──────── Records for this task ────────

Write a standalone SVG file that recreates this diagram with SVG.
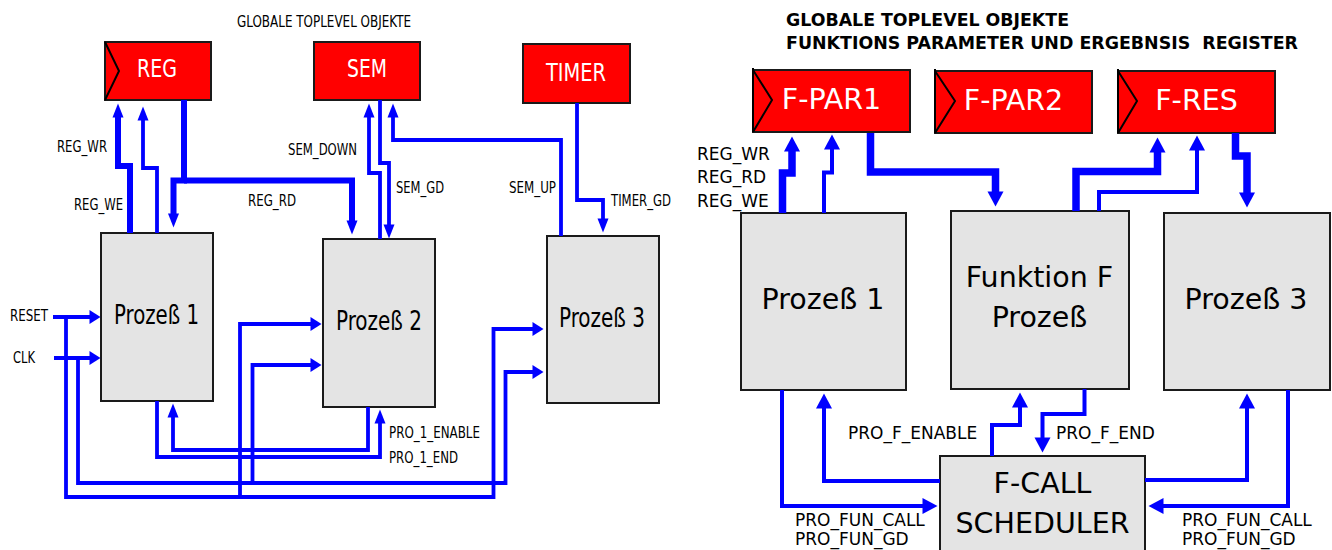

────────
──────── Records for this task ────────

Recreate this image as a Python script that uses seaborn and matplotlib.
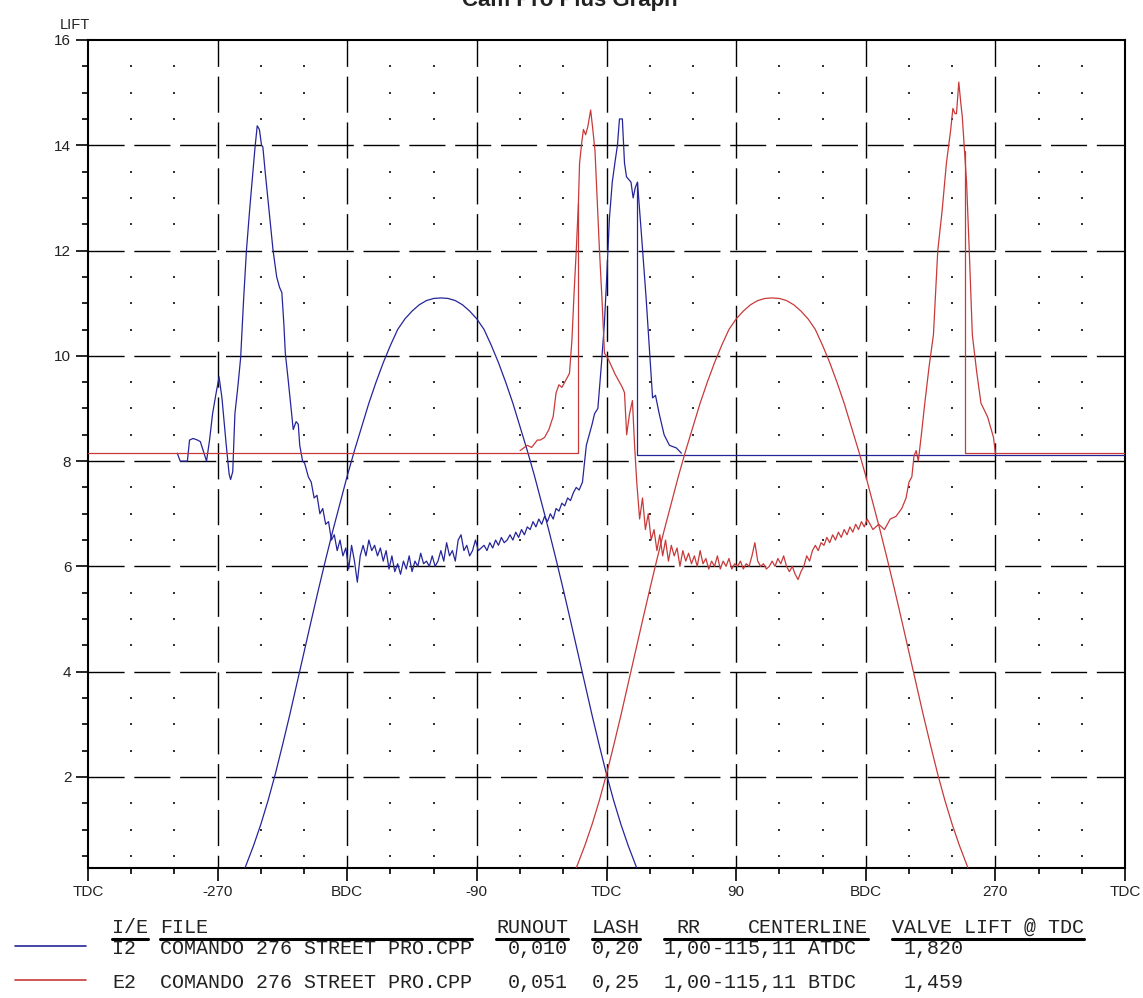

────────
──────── Records for this task ────────

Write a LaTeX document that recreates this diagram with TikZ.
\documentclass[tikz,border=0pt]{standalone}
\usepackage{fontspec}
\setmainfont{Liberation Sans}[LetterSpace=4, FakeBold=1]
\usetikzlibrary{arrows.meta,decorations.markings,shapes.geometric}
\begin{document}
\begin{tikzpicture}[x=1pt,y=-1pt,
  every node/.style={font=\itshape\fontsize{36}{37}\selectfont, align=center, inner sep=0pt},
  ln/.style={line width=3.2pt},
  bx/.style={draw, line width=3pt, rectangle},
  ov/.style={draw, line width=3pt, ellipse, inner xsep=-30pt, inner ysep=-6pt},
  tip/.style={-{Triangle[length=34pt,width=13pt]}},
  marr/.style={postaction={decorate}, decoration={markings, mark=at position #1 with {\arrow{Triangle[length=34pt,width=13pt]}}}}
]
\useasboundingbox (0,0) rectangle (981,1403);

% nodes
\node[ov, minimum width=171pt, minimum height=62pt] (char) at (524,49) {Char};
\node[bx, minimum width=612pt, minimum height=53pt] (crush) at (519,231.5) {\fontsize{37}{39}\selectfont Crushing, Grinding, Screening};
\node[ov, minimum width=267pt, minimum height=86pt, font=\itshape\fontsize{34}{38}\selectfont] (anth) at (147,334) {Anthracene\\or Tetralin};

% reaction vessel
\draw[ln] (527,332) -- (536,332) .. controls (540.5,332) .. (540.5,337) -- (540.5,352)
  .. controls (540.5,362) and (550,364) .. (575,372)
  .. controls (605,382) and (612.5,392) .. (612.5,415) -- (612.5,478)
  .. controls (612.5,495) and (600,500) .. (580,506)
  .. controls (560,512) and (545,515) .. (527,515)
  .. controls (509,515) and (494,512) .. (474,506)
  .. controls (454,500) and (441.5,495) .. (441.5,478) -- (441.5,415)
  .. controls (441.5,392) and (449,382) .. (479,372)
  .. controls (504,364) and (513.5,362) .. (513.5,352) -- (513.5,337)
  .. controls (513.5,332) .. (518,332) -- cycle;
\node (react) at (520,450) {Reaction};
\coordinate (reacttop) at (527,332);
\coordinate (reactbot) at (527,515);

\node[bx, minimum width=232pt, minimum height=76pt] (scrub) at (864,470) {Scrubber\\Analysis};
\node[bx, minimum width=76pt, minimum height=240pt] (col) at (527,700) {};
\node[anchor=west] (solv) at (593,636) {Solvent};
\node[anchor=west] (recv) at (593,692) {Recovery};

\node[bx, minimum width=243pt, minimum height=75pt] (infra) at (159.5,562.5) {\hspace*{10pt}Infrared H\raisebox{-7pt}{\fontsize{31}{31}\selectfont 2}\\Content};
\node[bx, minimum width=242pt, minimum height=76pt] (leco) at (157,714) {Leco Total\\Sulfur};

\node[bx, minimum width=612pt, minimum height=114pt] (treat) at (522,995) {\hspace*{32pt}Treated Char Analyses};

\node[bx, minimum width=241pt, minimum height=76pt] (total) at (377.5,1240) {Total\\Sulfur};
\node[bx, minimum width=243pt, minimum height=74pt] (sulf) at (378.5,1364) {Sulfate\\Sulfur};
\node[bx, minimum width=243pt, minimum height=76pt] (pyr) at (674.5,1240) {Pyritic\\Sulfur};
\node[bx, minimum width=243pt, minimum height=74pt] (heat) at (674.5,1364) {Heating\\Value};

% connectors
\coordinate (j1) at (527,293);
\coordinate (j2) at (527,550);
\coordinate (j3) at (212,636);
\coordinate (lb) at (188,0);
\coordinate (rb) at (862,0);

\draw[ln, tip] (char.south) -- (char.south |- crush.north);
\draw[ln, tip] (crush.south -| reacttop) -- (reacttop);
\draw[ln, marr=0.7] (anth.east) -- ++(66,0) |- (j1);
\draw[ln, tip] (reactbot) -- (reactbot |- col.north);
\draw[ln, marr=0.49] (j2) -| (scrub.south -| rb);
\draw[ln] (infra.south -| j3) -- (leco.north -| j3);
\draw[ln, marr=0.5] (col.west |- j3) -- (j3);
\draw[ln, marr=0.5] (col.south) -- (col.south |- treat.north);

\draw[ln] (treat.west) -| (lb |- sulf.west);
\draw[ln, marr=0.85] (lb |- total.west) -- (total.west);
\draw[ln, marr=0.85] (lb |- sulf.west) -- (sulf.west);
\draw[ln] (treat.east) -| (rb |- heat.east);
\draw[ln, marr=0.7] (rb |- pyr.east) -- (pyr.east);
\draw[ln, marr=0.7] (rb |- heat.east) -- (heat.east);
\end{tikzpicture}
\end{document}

────────

■ **The exercise**
Answer with a single number: the count of lines holding the word "standalone".

■ **Written response**
2